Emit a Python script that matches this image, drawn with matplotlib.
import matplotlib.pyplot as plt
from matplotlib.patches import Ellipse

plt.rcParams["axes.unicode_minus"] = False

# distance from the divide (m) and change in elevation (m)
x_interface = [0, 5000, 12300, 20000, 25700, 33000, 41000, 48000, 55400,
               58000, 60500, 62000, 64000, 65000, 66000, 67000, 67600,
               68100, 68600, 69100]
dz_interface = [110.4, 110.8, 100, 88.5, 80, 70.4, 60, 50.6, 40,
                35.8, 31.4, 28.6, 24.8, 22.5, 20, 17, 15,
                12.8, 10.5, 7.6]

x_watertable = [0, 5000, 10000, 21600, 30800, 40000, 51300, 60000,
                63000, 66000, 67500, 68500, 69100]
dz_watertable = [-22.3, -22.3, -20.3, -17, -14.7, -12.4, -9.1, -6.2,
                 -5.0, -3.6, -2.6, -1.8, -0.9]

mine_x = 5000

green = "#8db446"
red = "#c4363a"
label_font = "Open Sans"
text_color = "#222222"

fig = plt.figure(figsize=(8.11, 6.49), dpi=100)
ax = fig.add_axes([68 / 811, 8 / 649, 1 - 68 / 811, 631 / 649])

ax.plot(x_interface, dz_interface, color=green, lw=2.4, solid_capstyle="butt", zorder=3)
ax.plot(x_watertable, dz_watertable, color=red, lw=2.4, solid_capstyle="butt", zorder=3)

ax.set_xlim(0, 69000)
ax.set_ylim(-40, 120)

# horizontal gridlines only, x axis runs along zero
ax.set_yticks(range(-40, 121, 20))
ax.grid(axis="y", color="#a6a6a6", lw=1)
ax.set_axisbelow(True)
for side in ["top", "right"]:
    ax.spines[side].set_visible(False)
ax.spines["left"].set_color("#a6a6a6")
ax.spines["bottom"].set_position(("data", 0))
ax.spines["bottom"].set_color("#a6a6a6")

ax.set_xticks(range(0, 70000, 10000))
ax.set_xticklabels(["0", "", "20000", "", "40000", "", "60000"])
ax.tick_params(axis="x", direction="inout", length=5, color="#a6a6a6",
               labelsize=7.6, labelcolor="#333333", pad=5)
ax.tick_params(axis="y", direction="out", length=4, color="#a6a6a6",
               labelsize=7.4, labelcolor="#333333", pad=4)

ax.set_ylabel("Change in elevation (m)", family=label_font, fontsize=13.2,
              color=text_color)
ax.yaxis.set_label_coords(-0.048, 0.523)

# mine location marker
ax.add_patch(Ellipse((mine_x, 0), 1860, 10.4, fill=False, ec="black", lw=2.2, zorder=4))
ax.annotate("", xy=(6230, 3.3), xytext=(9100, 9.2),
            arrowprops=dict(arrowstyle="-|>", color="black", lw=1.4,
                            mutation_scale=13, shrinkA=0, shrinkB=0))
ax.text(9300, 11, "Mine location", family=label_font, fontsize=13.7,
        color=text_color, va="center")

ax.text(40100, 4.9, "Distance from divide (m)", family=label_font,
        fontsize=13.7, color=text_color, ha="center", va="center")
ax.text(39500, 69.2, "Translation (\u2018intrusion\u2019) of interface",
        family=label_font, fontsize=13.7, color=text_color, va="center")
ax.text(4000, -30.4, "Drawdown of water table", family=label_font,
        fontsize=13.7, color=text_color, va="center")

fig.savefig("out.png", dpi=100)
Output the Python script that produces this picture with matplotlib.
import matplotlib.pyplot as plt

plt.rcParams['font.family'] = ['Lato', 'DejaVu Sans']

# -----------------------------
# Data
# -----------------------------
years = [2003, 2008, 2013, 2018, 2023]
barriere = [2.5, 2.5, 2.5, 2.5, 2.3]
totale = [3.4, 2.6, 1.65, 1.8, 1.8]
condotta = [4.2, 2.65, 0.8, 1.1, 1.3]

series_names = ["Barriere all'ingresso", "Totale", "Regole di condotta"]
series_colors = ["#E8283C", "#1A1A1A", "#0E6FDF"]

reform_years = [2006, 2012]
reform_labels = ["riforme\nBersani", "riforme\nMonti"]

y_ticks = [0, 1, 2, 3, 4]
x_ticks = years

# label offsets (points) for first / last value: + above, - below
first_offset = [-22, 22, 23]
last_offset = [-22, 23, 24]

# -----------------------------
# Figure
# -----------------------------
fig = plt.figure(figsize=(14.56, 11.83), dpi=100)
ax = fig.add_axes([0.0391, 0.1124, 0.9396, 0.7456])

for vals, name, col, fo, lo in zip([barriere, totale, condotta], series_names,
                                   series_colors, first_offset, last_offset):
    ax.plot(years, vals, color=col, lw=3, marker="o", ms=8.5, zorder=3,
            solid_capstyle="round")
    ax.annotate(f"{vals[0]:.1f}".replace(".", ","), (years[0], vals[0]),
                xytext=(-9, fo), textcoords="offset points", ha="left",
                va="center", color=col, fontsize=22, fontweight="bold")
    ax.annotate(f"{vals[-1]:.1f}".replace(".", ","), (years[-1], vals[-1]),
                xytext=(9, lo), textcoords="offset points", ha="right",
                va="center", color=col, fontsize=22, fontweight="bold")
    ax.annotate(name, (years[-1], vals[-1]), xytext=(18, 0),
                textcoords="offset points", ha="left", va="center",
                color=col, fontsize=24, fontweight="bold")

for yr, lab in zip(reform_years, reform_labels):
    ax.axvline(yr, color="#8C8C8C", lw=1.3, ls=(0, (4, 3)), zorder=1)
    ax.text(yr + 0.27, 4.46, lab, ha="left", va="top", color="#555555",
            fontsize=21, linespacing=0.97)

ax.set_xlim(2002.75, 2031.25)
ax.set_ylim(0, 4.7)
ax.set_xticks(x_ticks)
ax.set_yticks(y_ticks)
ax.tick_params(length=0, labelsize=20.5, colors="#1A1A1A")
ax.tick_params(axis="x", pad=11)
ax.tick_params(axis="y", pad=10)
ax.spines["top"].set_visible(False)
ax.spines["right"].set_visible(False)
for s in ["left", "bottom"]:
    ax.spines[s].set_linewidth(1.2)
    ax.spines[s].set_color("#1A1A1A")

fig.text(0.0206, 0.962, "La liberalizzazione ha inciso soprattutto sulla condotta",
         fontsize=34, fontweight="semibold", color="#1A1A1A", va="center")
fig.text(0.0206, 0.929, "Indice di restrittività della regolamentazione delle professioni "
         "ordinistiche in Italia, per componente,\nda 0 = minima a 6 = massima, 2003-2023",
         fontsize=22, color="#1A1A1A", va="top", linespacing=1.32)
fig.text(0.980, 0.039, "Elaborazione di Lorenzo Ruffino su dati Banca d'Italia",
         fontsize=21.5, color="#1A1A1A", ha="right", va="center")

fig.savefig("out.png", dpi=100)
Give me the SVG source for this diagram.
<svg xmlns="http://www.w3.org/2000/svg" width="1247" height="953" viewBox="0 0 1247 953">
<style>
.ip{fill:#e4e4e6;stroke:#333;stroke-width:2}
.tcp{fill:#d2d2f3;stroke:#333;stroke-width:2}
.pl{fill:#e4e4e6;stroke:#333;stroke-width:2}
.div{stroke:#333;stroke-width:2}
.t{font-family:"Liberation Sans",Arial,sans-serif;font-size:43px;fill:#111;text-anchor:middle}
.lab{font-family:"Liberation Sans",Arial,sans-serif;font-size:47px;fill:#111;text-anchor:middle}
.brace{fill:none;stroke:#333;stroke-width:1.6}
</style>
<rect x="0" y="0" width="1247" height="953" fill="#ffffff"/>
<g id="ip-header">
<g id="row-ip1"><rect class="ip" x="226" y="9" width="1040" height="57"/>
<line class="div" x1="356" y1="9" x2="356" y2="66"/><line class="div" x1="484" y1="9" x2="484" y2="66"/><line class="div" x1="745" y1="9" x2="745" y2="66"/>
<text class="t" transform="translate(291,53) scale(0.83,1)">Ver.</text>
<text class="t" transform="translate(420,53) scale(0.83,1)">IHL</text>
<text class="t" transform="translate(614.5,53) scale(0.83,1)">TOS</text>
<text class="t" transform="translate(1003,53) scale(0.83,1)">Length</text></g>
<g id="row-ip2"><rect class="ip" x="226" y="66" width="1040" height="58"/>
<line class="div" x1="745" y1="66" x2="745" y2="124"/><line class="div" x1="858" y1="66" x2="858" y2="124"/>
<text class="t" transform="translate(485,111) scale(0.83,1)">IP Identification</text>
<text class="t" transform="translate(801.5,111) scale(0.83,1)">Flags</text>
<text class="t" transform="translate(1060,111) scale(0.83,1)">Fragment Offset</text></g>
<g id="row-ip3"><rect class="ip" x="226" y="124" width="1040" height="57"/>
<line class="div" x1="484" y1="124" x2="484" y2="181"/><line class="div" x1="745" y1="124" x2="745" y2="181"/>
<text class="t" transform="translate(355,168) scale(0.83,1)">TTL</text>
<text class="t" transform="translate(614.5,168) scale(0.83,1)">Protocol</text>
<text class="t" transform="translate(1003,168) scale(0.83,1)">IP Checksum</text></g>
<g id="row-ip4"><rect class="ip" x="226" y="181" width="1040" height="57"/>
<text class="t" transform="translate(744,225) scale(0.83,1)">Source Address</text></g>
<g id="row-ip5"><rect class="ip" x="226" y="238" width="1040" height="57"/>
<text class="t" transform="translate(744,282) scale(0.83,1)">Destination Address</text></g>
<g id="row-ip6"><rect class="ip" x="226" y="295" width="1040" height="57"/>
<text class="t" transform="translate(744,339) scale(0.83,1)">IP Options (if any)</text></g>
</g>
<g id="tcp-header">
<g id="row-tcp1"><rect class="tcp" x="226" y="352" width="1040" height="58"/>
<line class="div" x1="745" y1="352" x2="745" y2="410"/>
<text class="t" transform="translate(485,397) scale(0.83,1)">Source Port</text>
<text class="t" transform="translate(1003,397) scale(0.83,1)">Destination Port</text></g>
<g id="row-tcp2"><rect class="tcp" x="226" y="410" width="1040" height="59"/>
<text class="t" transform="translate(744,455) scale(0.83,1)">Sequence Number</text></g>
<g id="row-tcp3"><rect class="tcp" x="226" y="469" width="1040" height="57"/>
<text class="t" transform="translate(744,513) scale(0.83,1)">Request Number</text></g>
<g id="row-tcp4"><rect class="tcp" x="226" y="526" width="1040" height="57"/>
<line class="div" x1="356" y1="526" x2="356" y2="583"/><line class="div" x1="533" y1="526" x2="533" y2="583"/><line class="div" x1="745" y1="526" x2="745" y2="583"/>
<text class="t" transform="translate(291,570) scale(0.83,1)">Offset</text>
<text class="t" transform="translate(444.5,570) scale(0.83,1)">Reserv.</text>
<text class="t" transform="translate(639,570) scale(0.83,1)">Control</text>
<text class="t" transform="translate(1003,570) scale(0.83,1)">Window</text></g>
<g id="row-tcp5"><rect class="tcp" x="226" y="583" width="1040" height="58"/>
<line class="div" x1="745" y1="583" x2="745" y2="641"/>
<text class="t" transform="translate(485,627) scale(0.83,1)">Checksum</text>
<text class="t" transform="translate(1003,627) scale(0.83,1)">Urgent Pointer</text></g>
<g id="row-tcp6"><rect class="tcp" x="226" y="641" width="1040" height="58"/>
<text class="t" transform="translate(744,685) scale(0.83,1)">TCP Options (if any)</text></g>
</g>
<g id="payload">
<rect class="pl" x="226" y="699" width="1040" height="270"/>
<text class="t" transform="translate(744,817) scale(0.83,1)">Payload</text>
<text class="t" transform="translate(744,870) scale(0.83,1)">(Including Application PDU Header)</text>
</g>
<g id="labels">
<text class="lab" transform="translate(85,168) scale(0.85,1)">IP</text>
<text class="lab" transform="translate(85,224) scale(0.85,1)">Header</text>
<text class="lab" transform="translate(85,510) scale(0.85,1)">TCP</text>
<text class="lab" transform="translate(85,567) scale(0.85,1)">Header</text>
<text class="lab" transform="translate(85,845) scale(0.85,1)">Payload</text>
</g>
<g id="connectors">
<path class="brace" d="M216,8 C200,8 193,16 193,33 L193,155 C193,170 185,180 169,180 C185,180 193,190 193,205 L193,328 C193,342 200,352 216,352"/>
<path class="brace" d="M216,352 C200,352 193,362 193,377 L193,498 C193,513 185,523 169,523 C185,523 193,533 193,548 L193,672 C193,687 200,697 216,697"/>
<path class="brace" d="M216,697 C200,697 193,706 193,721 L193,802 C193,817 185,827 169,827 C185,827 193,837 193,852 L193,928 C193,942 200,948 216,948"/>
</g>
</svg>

-- What to produce --
All lines that include "Python" are to be gathered and copied.

-- Task response --
Emit a Python script that matches this image, drawn with matplotlib.
Output the Python script that produces this picture with matplotlib.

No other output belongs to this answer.